Source data:
········

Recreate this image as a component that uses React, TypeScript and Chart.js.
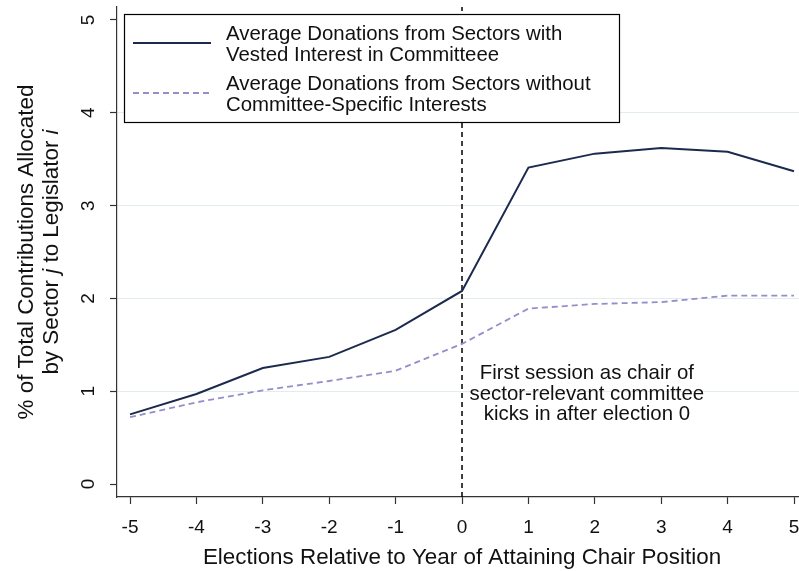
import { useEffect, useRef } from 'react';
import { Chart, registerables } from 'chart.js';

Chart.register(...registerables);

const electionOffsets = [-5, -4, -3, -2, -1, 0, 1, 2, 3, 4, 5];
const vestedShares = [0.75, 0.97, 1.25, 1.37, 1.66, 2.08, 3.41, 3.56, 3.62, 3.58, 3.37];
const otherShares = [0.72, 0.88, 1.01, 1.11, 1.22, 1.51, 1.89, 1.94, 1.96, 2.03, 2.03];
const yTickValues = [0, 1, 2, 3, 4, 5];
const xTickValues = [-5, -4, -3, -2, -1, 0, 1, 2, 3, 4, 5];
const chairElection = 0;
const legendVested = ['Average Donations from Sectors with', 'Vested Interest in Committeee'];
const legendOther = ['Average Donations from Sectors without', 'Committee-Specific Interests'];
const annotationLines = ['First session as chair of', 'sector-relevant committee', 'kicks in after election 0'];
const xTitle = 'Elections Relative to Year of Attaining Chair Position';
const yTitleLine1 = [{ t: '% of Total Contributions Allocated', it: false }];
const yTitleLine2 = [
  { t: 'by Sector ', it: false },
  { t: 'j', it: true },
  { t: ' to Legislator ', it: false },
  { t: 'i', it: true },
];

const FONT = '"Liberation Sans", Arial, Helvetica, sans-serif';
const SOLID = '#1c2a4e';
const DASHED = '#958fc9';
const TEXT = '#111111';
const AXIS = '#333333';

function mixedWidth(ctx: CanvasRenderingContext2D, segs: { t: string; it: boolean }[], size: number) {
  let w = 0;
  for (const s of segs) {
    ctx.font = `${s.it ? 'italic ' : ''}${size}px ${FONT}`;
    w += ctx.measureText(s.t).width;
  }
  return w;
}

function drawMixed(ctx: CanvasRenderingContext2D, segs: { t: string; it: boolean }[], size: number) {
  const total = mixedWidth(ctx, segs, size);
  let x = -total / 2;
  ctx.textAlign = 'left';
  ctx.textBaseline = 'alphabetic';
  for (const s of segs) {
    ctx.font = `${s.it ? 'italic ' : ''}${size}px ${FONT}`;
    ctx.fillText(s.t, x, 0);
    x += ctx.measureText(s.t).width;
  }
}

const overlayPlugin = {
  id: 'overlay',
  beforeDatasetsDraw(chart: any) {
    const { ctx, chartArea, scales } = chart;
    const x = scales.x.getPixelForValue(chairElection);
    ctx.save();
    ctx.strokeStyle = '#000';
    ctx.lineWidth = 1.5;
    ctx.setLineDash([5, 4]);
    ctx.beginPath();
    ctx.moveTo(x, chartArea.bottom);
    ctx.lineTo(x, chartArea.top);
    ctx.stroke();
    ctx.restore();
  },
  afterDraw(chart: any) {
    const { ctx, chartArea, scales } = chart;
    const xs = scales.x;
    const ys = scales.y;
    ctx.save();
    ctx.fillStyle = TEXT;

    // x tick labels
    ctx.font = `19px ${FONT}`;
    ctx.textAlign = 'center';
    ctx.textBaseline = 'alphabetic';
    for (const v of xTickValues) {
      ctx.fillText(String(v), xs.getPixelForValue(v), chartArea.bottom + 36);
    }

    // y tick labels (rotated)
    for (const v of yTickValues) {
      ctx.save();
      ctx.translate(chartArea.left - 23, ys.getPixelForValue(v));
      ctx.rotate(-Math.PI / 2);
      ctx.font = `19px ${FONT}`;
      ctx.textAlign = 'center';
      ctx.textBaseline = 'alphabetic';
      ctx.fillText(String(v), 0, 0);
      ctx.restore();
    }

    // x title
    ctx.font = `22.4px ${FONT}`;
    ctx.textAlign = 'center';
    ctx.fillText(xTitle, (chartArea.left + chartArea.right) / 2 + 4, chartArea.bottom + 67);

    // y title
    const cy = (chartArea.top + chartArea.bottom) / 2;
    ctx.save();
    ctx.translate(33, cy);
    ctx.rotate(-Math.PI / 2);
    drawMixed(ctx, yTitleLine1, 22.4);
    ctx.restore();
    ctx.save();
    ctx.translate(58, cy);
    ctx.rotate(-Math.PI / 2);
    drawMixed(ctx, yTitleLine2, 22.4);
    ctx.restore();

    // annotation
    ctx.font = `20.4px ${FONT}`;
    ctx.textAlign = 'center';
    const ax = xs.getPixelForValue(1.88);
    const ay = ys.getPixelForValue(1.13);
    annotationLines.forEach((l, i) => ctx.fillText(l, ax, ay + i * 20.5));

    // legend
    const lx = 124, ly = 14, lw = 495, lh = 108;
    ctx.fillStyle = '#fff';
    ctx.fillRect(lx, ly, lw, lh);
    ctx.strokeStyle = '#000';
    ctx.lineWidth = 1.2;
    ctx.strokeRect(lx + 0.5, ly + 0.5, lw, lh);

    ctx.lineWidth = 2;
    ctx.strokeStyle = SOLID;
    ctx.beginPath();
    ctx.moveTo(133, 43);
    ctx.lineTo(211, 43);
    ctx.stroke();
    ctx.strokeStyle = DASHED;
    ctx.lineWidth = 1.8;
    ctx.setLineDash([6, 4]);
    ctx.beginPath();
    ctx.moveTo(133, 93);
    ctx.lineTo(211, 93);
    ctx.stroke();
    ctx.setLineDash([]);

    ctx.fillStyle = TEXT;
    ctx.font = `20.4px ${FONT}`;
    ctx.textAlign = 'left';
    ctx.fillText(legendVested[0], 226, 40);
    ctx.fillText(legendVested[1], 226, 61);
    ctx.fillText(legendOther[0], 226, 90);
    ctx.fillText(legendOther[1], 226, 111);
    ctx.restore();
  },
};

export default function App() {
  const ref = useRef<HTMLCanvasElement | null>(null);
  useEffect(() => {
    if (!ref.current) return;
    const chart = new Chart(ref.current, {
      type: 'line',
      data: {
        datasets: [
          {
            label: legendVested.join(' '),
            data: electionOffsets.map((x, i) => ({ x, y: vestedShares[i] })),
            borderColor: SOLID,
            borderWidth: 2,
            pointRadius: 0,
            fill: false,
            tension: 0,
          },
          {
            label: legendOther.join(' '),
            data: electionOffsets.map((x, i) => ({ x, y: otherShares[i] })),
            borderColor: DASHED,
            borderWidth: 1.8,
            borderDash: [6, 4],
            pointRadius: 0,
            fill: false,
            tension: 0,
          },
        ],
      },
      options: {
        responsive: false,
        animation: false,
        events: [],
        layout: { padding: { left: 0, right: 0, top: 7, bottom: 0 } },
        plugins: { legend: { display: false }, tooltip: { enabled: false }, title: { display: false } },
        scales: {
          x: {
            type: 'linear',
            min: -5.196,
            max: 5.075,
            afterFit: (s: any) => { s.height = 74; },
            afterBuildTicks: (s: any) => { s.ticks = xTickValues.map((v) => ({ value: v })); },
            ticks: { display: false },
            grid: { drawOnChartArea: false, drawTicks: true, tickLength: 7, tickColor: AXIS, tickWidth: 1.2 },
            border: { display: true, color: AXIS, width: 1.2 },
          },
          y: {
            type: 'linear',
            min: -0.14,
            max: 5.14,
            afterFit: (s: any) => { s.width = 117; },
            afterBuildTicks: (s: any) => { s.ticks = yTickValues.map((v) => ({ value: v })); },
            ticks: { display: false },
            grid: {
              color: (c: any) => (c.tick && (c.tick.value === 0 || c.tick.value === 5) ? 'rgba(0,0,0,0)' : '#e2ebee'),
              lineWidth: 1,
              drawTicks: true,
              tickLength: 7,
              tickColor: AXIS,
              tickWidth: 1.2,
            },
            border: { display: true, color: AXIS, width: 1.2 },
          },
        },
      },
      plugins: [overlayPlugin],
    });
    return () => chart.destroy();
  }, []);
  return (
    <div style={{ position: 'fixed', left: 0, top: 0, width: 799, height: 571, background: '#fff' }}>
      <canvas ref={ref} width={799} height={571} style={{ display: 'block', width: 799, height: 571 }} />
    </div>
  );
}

········

Work to do: Restate each line from the start of the listing through the line bearing "Chart.register(...registerables);" word for word. Drop the pictures.

Solution for this problem:
Recreate this image as a component that uses React, TypeScript and Chart.js.
import { useEffect, useRef } from 'react';
import { Chart, registerables } from 'chart.js';

Chart.register(...registerables);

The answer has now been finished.